The IAB Believes…in tackling ad fraud head on

03/08/2016
IAB Believes - tackling ad fraud

The IAB UK outlines the work currently being done with industry partners to develop technology and standards which are actively minimising fraud.

As a key member of JICWEBS, the IAB UK chairs the Cross-Industry Anti-Fraud Commercial and Anti-Fraud Technical Groups to inform standards and guidelines in the UK to deliver the following:

  • Compiled and delivered an initial set of best practices to reduce the risk of fraud - May 2015
  • Delivered a taxonomy describing the different types of potential online ad fraud – October 2015
  • Created and published Good Practice Principles against which companies, such as publishers, agencies and ad tech providers, can be audited to verify their processes reduce the risk of fraudulent ads being served – May 2016
  • Developing a certification programme to audit such businesses against these principles - to be built by the end of 2016. First companies expected to be certified early 2017
  • Currently building anti-fraud principles for fraud detection vendors to deliver transparency to the market and the need to meet a common standard – H2 2016
  • A certification programme to audit fraud detection companies against these principles to be built by end of 2016/early 2017, first certificated companies expected in 2017

The IAB continues to work to stamp out ad fraud, and to ensure that the significant investment brands make in digital advertising is effective and reaches the right audience.

We stated last year that, in order to effectively deal with this ongoing threat to our industry, we must first agree what constitutes ad fraud.  

As part of this drive for more clarity, in 2015 the IAB helped to establish and chairs two Anti-Fraud Working Groups, acting under the Joint Industry Committee for Web Standards (JICWEBs). The Commercial Group focusses on the broader commercial implications of fraud and industry measures to address and mitigate against it, whereas the Technical Group focusses on the detail of how fraud works from a technical point of view and what specific measures can be instilled to address and combat it. 

In May 2015 a document setting out initial best practices was published by JICWEBS, of which the IAB is a key constituent, as a guide for all businesses trading digital display to be aware of the risk of advertising fraud and what best practice steps they could take to mitigate this risk. 

In October 2015, JICWEBS published a taxonomy document which established common definitions and standards which distinguish between fraud and bad practice, because not all ‘non-human’ traffic is fraudulent.

In May this year, JICWEBS produced ‘Good Practice Principles’ for businesses to reduce the risk of online ad fraud, and work has begun in earnest to create a certification programme for businesses to be certified/audited against these.  

The Good Practice Principles can be used to verify which companies – and this includes publishers, agency trading desks and ad tech providers – effectively reduce the risk of fraudulent ads being served. 

Those companies demonstrating that their processes apply these principles receive a certification seal and the first ones are expected to be issued by early 2017. 

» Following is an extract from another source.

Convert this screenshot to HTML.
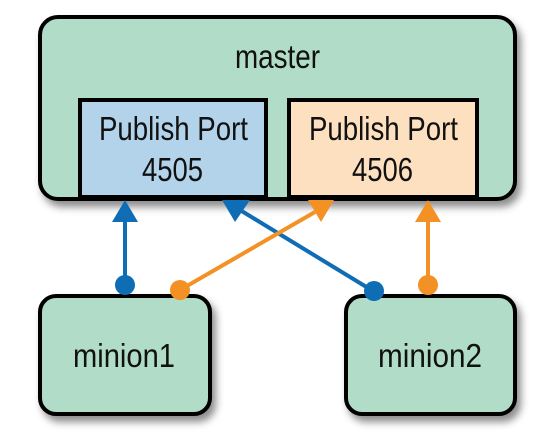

Given that the aim of JICWEBS is to promote trusted digital ad trading, the taxonomy project is a key step in that process, and the IAB was fortunate enough to be able to feed into its creation in recent months.

As we work towards creating a safer, more transparent supply chain, the taxonomy serves to identify sources of non-human traffic. It describes illegitimate, non-human traffic sources and outlines when they are fraudulent. 

We are confident that our moves to educate the market, and to provide guidelines and accreditation, will result in a significant reduction in this type of crime.

However, we have also initiated discussions with the City of London Police and National Fraud Investigation Bureau in how to address and identify the perpetrators of ad fraud with a view to stopping their activities. Discussions are ongoing and we will seek to deliver more clarity in the coming months as dialogue with them progresses.

It’s in everybody’s interests – with the exception of the criminals, of course - to join us in this mission to create a more trustworthy supply chain for digital advertising, one which will contribute to the overall health of the internet, and drive trust and confidence in legitimate businesses both on and offline.

We are delivering transparency in order to deliver greater confidence to the market. Advertisers should feel reassured that the digital advertising practitioners can be certified for good practice when it comes to combatting fraud. Over the next six months, the IAB will be working with JICWEBS in the development of a certification process for specialist ad fraud detection tools. So watch this space.